The relationship between wine and coffee could be beneficial for sleep patterns, a new scientific study has discovered.

Most people will indulge in a cup or two of coffee throughout the day, and then a glass or two of wine at night, but what are the impacts of these drinking habits?

In one of the first studies of its kind, published in journal PLOS One, scientists looked at the combined impact of alcohol and caffeine on nightly sleep.

According to researchers at the University of Washington and the University of California, Berkeley, 90% of adults had at least one caffeinated drink a week, while 74% of people 15 and over regularly have a drink containing alcohol.

Coffee and alcohol

Scientists expected based on previous research the combination of the world’s two most popular psychoactive drugs would negatively impact sleep. But their study of financial traders discovered an unusual result.

Researcher Frank Song from the study said to Mirage News: “Compared to the nights when you might have one or the other, we thought we were going to see additional decline in subjective sleep quality or sleep duration.

“But actually, that interaction effect was the opposite of what we expected and ended up having an effect of offsetting each other’s negative impact on quality or quantity. And this was very intriguing to us.”

Self-medicating

He said some participants showed signs of self-medicating with the effects of one drug to overcome the other.

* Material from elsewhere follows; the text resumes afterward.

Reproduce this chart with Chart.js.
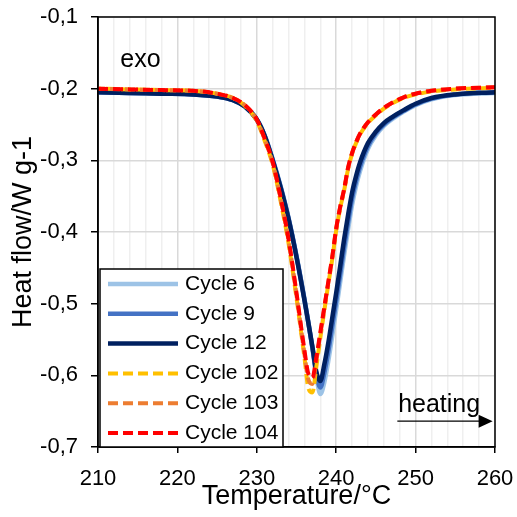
<!DOCTYPE html>
<html>
<head>
<meta charset="utf-8">
<script src="https://cdn.jsdelivr.net/npm/chart.js@4.4.1/dist/chart.umd.min.js"></script>
<style>
  html, body { margin: 0; padding: 0; background: #fff; }
  #wrap { width: 517px; height: 517px; }
</style>
</head>
<body>
<div id="wrap"><canvas id="dsc" width="517" height="517"></canvas></div>
<script>
// Temperature points (°C) shared by all curves
const temps = [210, 214, 218, 222, 225, 227, 228.5, 230, 231, 232, 233, 234, 235, 236, 236.5, 237, 237.5, 238, 238.5, 239, 239.5, 240, 240.5, 241, 241.5, 242, 242.5, 243, 244, 245, 246, 247, 248.5, 250, 252, 255, 260];

// Heat flow (W/g)
const cycle6 = [-0.205, -0.206, -0.207, -0.208, -0.211, -0.216, -0.225, -0.243, -0.265, -0.298, -0.336, -0.380, -0.433, -0.493, -0.526, -0.562, -0.600, -0.626, -0.610, -0.580, -0.545, -0.508, -0.470, -0.432, -0.396, -0.362, -0.336, -0.315, -0.284, -0.265, -0.252, -0.243, -0.232, -0.223, -0.215, -0.209, -0.206];
const cycle9 = [-0.205, -0.206, -0.207, -0.208, -0.211, -0.216, -0.225, -0.243, -0.266, -0.299, -0.337, -0.381, -0.434, -0.494, -0.527, -0.561, -0.598, -0.617, -0.597, -0.567, -0.532, -0.496, -0.459, -0.421, -0.386, -0.353, -0.329, -0.309, -0.280, -0.262, -0.250, -0.241, -0.231, -0.222, -0.214, -0.208, -0.205];
const cycle12 = [-0.205, -0.206, -0.207, -0.208, -0.211, -0.216, -0.225, -0.243, -0.266, -0.300, -0.338, -0.382, -0.435, -0.495, -0.527, -0.560, -0.595, -0.608, -0.585, -0.555, -0.520, -0.485, -0.448, -0.410, -0.376, -0.345, -0.322, -0.303, -0.276, -0.260, -0.248, -0.240, -0.230, -0.221, -0.213, -0.208, -0.205];
const cycle102 = [-0.200, -0.201, -0.202, -0.203, -0.207, -0.213, -0.224, -0.245, -0.273, -0.306, -0.357, -0.416, -0.492, -0.575, -0.618, -0.624, -0.588, -0.548, -0.510, -0.473, -0.438, -0.398, -0.367, -0.342, -0.312, -0.291, -0.276, -0.264, -0.248, -0.237, -0.228, -0.221, -0.213, -0.208, -0.204, -0.201, -0.199];
const cycle103 = [-0.200, -0.201, -0.202, -0.203, -0.207, -0.213, -0.223, -0.244, -0.271, -0.304, -0.354, -0.412, -0.488, -0.570, -0.606, -0.612, -0.580, -0.543, -0.507, -0.471, -0.436, -0.396, -0.366, -0.341, -0.311, -0.290, -0.275, -0.263, -0.247, -0.236, -0.227, -0.220, -0.212, -0.207, -0.203, -0.200, -0.198];
const cycle104 = [-0.200, -0.201, -0.202, -0.203, -0.207, -0.213, -0.223, -0.243, -0.270, -0.302, -0.352, -0.410, -0.485, -0.565, -0.598, -0.603, -0.575, -0.540, -0.505, -0.470, -0.435, -0.395, -0.365, -0.340, -0.310, -0.290, -0.275, -0.263, -0.247, -0.236, -0.227, -0.220, -0.212, -0.207, -0.203, -0.200, -0.198];

const seriesLabels = ["Cycle 6", "Cycle 9", "Cycle 12", "Cycle 102", "Cycle 103", "Cycle 104"];
const seriesValues = [cycle6, cycle9, cycle12, cycle102, cycle103, cycle104];
const seriesColors = ["#9DC3E6", "#4472C4", "#002060", "#FFC000", "#ED7D31", "#FF0000"];
const dashed = [false, false, false, true, true, true];

// Axis ranges
const xMin = 210, xMax = 260;
const yMin = -0.7, yMax = -0.1;

const FONT = "'Liberation Sans', Arial, sans-serif";

const datasets = seriesLabels.map((label, i) => ({
    label: label,
    data: temps.map((t, j) => ({ x: t, y: seriesValues[i][j] })),
    borderColor: seriesColors[i],
    borderWidth: dashed[i] ? 4 : 4.5,
    borderDash: dashed[i] ? [10, 5] : [],
    borderDashOffset: i === 3 ? 7 : (i === 4 ? 3 : 0),
    pointRadius: 0,
    fill: false,
    cubicInterpolationMode: "monotone",
    order: 5 - i   // later cycles on top
}));

// black frame round the plot area
const framePlugin = {
    id: "frame",
    afterDatasetsDraw(chart) {
        const { ctx, chartArea: a } = chart;
        ctx.save();
        ctx.strokeStyle = "#000";
        ctx.lineWidth = 1.5;
        ctx.strokeRect(a.left, a.top, a.right - a.left, a.bottom - a.top);
        ctx.restore();
    }
};

// legend box in the lower left corner + "exo" and "heating" notes
const notesPlugin = {
    id: "notes",
    afterDraw(chart) {
        const { ctx, chartArea: a, scales } = chart;
        const x = scales.x, y = scales.y;
        ctx.save();

        // legend
        const bx = a.left + 2, by = a.bottom - 178, bw = 183, bh = 178;
        ctx.fillStyle = "#fff";
        ctx.fillRect(bx, by, bw, bh);
        ctx.strokeStyle = "#000";
        ctx.lineWidth = 1.5;
        ctx.strokeRect(bx, by, bw, bh);
        ctx.font = "21px " + FONT;
        ctx.textBaseline = "middle";
        ctx.textAlign = "left";
        chart.data.datasets.forEach((ds, i) => {
            const ry = by + 15 + i * 29.8;
            ctx.beginPath();
            ctx.strokeStyle = ds.borderColor;
            ctx.lineWidth = ds.borderWidth;
            ctx.setLineDash(ds.borderDash);
            ctx.lineDashOffset = 0;
            ctx.moveTo(bx + 8, ry);
            ctx.lineTo(bx + 78, ry);
            ctx.stroke();
            ctx.setLineDash([]);
            ctx.fillStyle = "#000";
            ctx.fillText(ds.label, bx + 85, ry);
        });

        // exo
        ctx.fillStyle = "#000";
        ctx.font = "25px " + FONT;
        ctx.fillText("exo", x.getPixelForValue(212.8), y.getPixelForValue(-0.16));

        // heating with arrow
        ctx.fillText("heating", x.getPixelForValue(247.8), y.getPixelForValue(-0.641));
        const ay = y.getPixelForValue(-0.664);
        const ax0 = x.getPixelForValue(247.7), ax1 = x.getPixelForValue(259.7);
        ctx.strokeStyle = "#000";
        ctx.lineWidth = 1.2;
        ctx.beginPath();
        ctx.moveTo(ax0, ay);
        ctx.lineTo(ax1 - 12, ay);
        ctx.stroke();
        ctx.beginPath();
        ctx.moveTo(ax1, ay);
        ctx.lineTo(ax1 - 14, ay - 6.5);
        ctx.lineTo(ax1 - 14, ay + 6.5);
        ctx.closePath();
        ctx.fill();
        ctx.restore();
    }
};

new Chart(document.getElementById("dsc"), {
    type: "line",
    data: { datasets: datasets },
    options: {
        responsive: false,
        animation: false,
        devicePixelRatio: 1,
        layout: { padding: { top: 17, right: 22, left: 0, bottom: 0 } },
        plugins: {
            legend: { display: false },
            tooltip: { enabled: false }
        },
        scales: {
            x: {
                type: "linear",
                min: xMin,
                max: xMax,
                afterFit: (s) => { s.height = 70; s.paddingLeft = 0; s.paddingRight = 0; },
                ticks: {
                    stepSize: 2,
                    autoSkip: false,
                    maxRotation: 0,
                    padding: 13,
                    color: "#000",
                    font: { family: FONT, size: 22 },
                    callback: (v) => (v % 10 === 0 ? String(v) : "")
                },
                grid: {
                    color: (c) => (c.tick && c.tick.value % 10 === 0 ? "#d9d9d9" : "#efefef"),
                    lineWidth: 1.5,
                    tickLength: 6,
                    tickColor: (c) => (c.tick && c.tick.value % 10 === 0 ? "#000" : "rgba(0,0,0,0)")
                },
                border: { color: "#000", width: 1.5 },
                title: {
                    display: true,
                    text: "Temperature/°C",
                    color: "#000",
                    font: { family: FONT, size: 27 },
                    padding: { top: 0, bottom: 4 }
                }
            },
            y: {
                min: yMin,
                max: yMax,
                afterFit: (s) => { s.width = 98; s.paddingTop = 0; s.paddingBottom = 0; },
                ticks: {
                    stepSize: 0.1,
                    padding: 13,
                    color: "#000",
                    font: { family: FONT, size: 22 },
                    callback: (v) => v.toFixed(1).replace(".", ",")
                },
                grid: {
                    color: "#d9d9d9",
                    lineWidth: 1.5,
                    tickLength: 7,
                    tickColor: "#000"
                },
                border: { color: "#000", width: 1.5 },
                title: {
                    display: true,
                    text: "Heat flow/W g-1",
                    color: "#000",
                    font: { family: FONT, size: 27 },
                    padding: { top: 7, bottom: 0 }
                }
            }
        }
    },
    plugins: [framePlugin, notesPlugin]
});
</script>
</body>
</html>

However, although in the short term it appeared to create greater alertness by using caffeine to “wipe off the hangover”, in the longer term it was less positive.

The group of 17 financial traders logged their drinks consumption, and both independent use of caffeine and alcohol were logged. Caffeine reduced sleep quantity by 10 minutes per cup, alcohol reported a 4% decline. But when these drinks were in combination, the results were unexpected.

The scientists reported: “Having tested the independent contributions of caffeine and alcohol consumption on sleep, we next sought to examine the dual, interacting effects of combined-use caffeine and alcohol on night-time sleep, rather than either alone.

“Somewhat contrary to the hypothesis prediction, when alcohol was consumed in combination with prior caffeine consumption, the interaction between the two substances had a positive effect on subjective sleep quality. This would suggest that the known sedative influence of alcohol may mask the otherwise detrimental psychoactive alerting impact of prior caffeine consumption on overall subjective sleep quality.

“Therefore, the daytime stimulant effects of caffeine and the night-time sedating effects of alcohol may act to leave the subjective perception of sleep quality indifferent.”